Долго держал в руке трубку, наполненную рваным зуммером. Сознание Бурлака воспринимало этот писк как далекий, очень далекий и безнадежный сигнал бедствия. И тревожно, и холодно становилось на душе. «Что я скажу? Что?..» Беспомощность неожиданно высекла искру ярости. «Что есть, то и скажу. Не девочка. Должна понять…» А знал и был уверен, что Лена не поймет. Не сумеет. Не захочет понять. Оттого взъярился пуще прежнего. «Почему я должен перед всеми отчитываться? Перед каждым — душу нараспашку? Не ЭВМ. Не робот. Есть во мне и тайники, и подполье. Туда и сам-то носа не сую… Ленка поймет. Переболеет. Перемучается. Но поймет. Всю жизнь — на одной струне… Поймет…»
— Поймет! — сердито, с неприкрытой угрозой и вызовом проговорил он.
Небрежно кинул жалобно пищавшую трубку на рычажки аппарата.
Прерывисто вздохнул.
И ни следа растерянности на суровом лице.
И никакой расслабленности в твердой и четкой походке.
Ему не за что себя казнить, не в чем упрекнуть. Все, чем был силен и богат, — все отдам семье: Марфе и Лене. Ни похождений, ни увлечений, ни мимолетных страстей: чист как родник. А любовь — неподсудна никому. Даже Лене. Тем более ей…
Рывком натянул полушубок. Нахлобучил меховую ушанку. И пошел из кабинета, на ходу доставая из карманов перчатки.
Когда садился в «уазик», что-то как будто кольнуло под лопатку. Резко обернулся и увидел прижавшуюся к углу конторы Ольгу. Он не разглядел выражения ее лица и глаз, но от всей ее закутанной, чуть сутулящейся, будто силой притиснутой к углу фигуры повеяло смутным беспокойством, растерянностью и тревогой. О нем беспокоилась, за него тревожилась Ольга. И бог знает сколько простояла она тут, на карауле. На лютом пятидесятиградусном морозе. Доступная огненным порывам злого, кусачего ветра. На виду у всех…
Волна нежности захлестнула Бурлака. Он еле сдержался, чтоб не кинуться к Ольге. Приветственно вскинув руку, помахал. И только увидев ответную отмашку, полез в «уазик»… И весь путь до вертолетной терзался, что не подошел, не сказал доброго, теплого слова, не пожал ее мягкой, верной, любящей руки. «От кого прячусь? Весь Гудым знает…»

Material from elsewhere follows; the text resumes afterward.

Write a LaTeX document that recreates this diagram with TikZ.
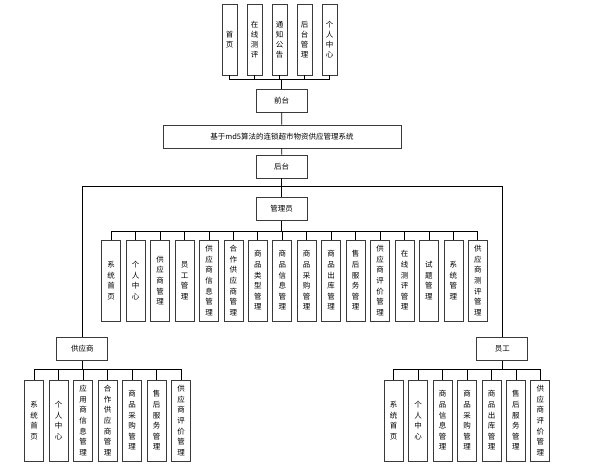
\documentclass[tikz,border=0pt]{standalone}
\usepackage{fontspec}
\newfontfamily\cjk{Noto Sans CJK SC}
\usepackage{tikz}
\definecolor{frame}{HTML}{3A3A3A}
\tikzset{
  box/.style={draw=frame,line width=.8pt,fill=white,inner sep=0pt,align=center,
    font=\cjk\fontsize{7.5}{10.6}\selectfont},
  level/.style={box,minimum width=51pt,minimum height=23pt},
  banner/.style={box,minimum width=238pt,minimum height=23pt},
  leaf/.style={box,minimum width=19pt,minimum height=81pt},
  topleaf/.style={box,minimum width=15pt,minimum height=71pt,font=\cjk\fontsize{7.5}{10}\selectfont},
  link/.style={draw=black,line width=.8pt}
}

\begin{document}
\begin{tikzpicture}[x=1pt,y=-1pt]
\useasboundingbox (0,0) rectangle (594,471);

% front end
\node[topleaf] (home) at (229.5,39.5) {首\\页};
\node[topleaf] (test) at (254.5,39.5) {在\\线\\测\\评};
\node[topleaf] (notice) at (279.5,39.5) {通\\知\\公\\告};
\node[topleaf] (admin) at (304.5,39.5) {后\\台\\管\\理};
\node[topleaf] (center) at (329.5,39.5) {个\\人\\中\\心};
\node[level] (front) at (281.5,100.5) {前台};
\node[banner] (system) at (282,136.5) {基于md5算法的连锁超市物资供应管理系统};
\node[level] (back) at (281.5,166.5) {后台};

\draw[link] (front.north) -- ++(0,-9) coordinate (frontbus);
\draw[link] (frontbus) -| (home.south);   \draw[link] (frontbus) -| (test.south);
\draw[link] (frontbus) -| (notice.south); \draw[link] (frontbus) -| (admin.south);
\draw[link] (frontbus) -| (center.south);
\draw[link] (front) -- (system); \draw[link] (system) -- (back);

% roles
\node[level] (mgr) at (281.5,209) {管理员};
\node[level] (supplier) at (82.3,349) {供应商};
\node[level] (staff) at (502.3,349) {员工};
\draw[link] (back) -- (mgr);
\coordinate (split) at (281.5,186.7);
\draw[link] (split) -| (supplier.north); \draw[link] (split) -| (staff.north);

% administrator
\node[leaf] (m1) at (111.2,280.5) {系\\统\\首\\页};
\node[leaf] (m2) at (135.6,280.5) {个\\人\\中\\心};
\node[leaf] (m3) at (160.1,280.5) {供\\应\\商\\管\\理};
\node[leaf] (m4) at (184.5,280.5) {员\\工\\管\\理};
\node[leaf] (m5) at (209.0,280.5) {供\\应\\商\\信\\息\\管\\理};
\node[leaf] (m6) at (233.4,280.5) {合\\作\\供\\应\\商\\管\\理};
\node[leaf] (m7) at (257.8,280.5) {商\\品\\类\\型\\管\\理};
\node[leaf] (m8) at (282.3,280.5) {商\\品\\信\\息\\管\\理};
\node[leaf] (m9) at (306.7,280.5) {商\\品\\采\\购\\管\\理};
\node[leaf] (m10) at (331.2,280.5) {商\\品\\出\\库\\管\\理};
\node[leaf] (m11) at (355.6,280.5) {售\\后\\服\\务\\管\\理};
\node[leaf] (m12) at (380.0,280.5) {供\\应\\商\\评\\价\\管\\理};
\node[leaf] (m13) at (404.5,280.5) {在\\线\\测\\评\\管\\理};
\node[leaf] (m14) at (428.9,280.5) {试\\题\\管\\理};
\node[leaf] (m15) at (453.4,280.5) {系\\统\\管\\理};
\node[leaf] (m16) at (477.8,280.5) {供\\应\\商\\测\\评\\管\\理};
\draw[link] (mgr.south) -- ++(0,10.7) coordinate (mgrbus);
\draw[link] (mgrbus) -| (m1.north);  \draw[link] (mgrbus) -| (m2.north);
\draw[link] (mgrbus) -| (m3.north);  \draw[link] (mgrbus) -| (m4.north);
\draw[link] (mgrbus) -| (m5.north);  \draw[link] (mgrbus) -| (m6.north);
\draw[link] (mgrbus) -| (m7.north);  \draw[link] (mgrbus) -| (m8.north);
\draw[link] (mgrbus) -| (m9.north);  \draw[link] (mgrbus) -| (m10.north);
\draw[link] (mgrbus) -| (m11.north); \draw[link] (mgrbus) -| (m12.north);
\draw[link] (mgrbus) -| (m13.north); \draw[link] (mgrbus) -| (m14.north);
\draw[link] (mgrbus) -| (m15.north); \draw[link] (mgrbus) -| (m16.north);

% supplier
\node[leaf] (s1) at (34.2,420.5) {系\\统\\首\\页};
\node[leaf] (s2) at (58.7,420.5) {个\\人\\中\\心};
\node[leaf] (s3) at (83.2,420.5) {应\\用\\商\\信\\息\\管\\理};
\node[leaf] (s4) at (107.7,420.5) {合\\作\\供\\应\\商\\管\\理};
\node[leaf] (s5) at (132.2,420.5) {商\\品\\采\\购\\管\\理};
\node[leaf] (s6) at (156.7,420.5) {售\\后\\服\\务\\管\\理};
\node[leaf] (s7) at (181.2,420.5) {供\\应\\商\\评\\价\\管\\理};
\draw[link] (supplier.south) -- ++(0,8.3) coordinate (supbus);
\draw[link] (supbus) -| (s1.north); \draw[link] (supbus) -| (s2.north);
\draw[link] (supbus) -| (s3.north); \draw[link] (supbus) -| (s4.north);
\draw[link] (supbus) -| (s5.north); \draw[link] (supbus) -| (s6.north);
\draw[link] (supbus) -| (s7.north);

% staff
\node[leaf] (e1) at (393.7,420.5) {系\\统\\首\\页};
\node[leaf] (e2) at (418.1,420.5) {个\\人\\中\\心};
\node[leaf] (e3) at (442.6,420.5) {商\\品\\信\\息\\管\\理};
\node[leaf] (e4) at (467.0,420.5) {商\\品\\采\\购\\管\\理};
\node[leaf] (e5) at (491.5,420.5) {商\\品\\出\\库\\管\\理};
\node[leaf] (e6) at (515.9,420.5) {售\\后\\服\\务\\管\\理};
\node[leaf] (e7) at (540.3,420.5) {供\\应\\商\\评\\价\\管\\理};
\draw[link] (staff.south) -- ++(0,8.3) coordinate (staffbus);
\draw[link] (staffbus) -| (e1.north); \draw[link] (staffbus) -| (e2.north);
\draw[link] (staffbus) -| (e3.north); \draw[link] (staffbus) -| (e4.north);
\draw[link] (staffbus) -| (e5.north); \draw[link] (staffbus) -| (e6.north);
\draw[link] (staffbus) -| (e7.north);
\end{tikzpicture}
\end{document}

Едва «уазик» поравнялся с диспетчерской — обшарпанным, неопределенного цвета вагончиком на краю вертолетной, как из него тут же вышел Юрник. Сел на заднее сиденье, сказал водителю:
— Рули, Рюрик, к той восьмерке. Видишь, винты крутит?
С одного взгляда Юрник разгадал настроение Бурлака и весь долгий перелет до Нулевого поселка ни разу не зацепил того даже словом.